As the image shows I have integrated SSH logins with Duo as well in a couple of cases, there is no inline pretty self enrollment, but if you happen to not be enrolled, the two factor process with spit out a url to put into your browser upon first login to the SSH host to enroll in two factor.
I deployed the setup to roughly 120 users a few weeks ago, and within a few days roughly 50-60 users had signed up. Internal IT said there were zero - count 'em zero - help desk tickets related to the new system, it was that easy and functional to use. My biggest concern going into this whole project was tight timelines and really no time for any sort of training. Duo security made that possible (even without those timelines I still would of preferred this solution -- or at least this type of solution assuming there is something else similar on the market I am not aware of any).
My only support tickets to-date with them were two users who needed to re-register their devices(because they got new devices). Currently we are on the cheaper of the two plans which does not allow self management of devices. So I just login to the Duo admin portal, delete their phone and they can re-enroll at their leisure.
Duo's plans start as low as $1/user/month. They have a $3/user/month enterprise package which gives more features.

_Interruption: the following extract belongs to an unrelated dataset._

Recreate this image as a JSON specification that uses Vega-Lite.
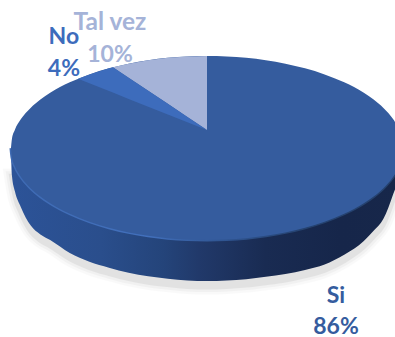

They also have an API package for service providers and stuff which I think is $3/user/year (with a minimum number of users).
I am not affiliated with Duo in any way, not compensated by them, not bribed not given any fancy discounts.. but given I have written brief emails to the two companies that have recently deployed two factor I thought I would write this so I could point them and others to my story here to get more insight on a better way to do two factor authentication.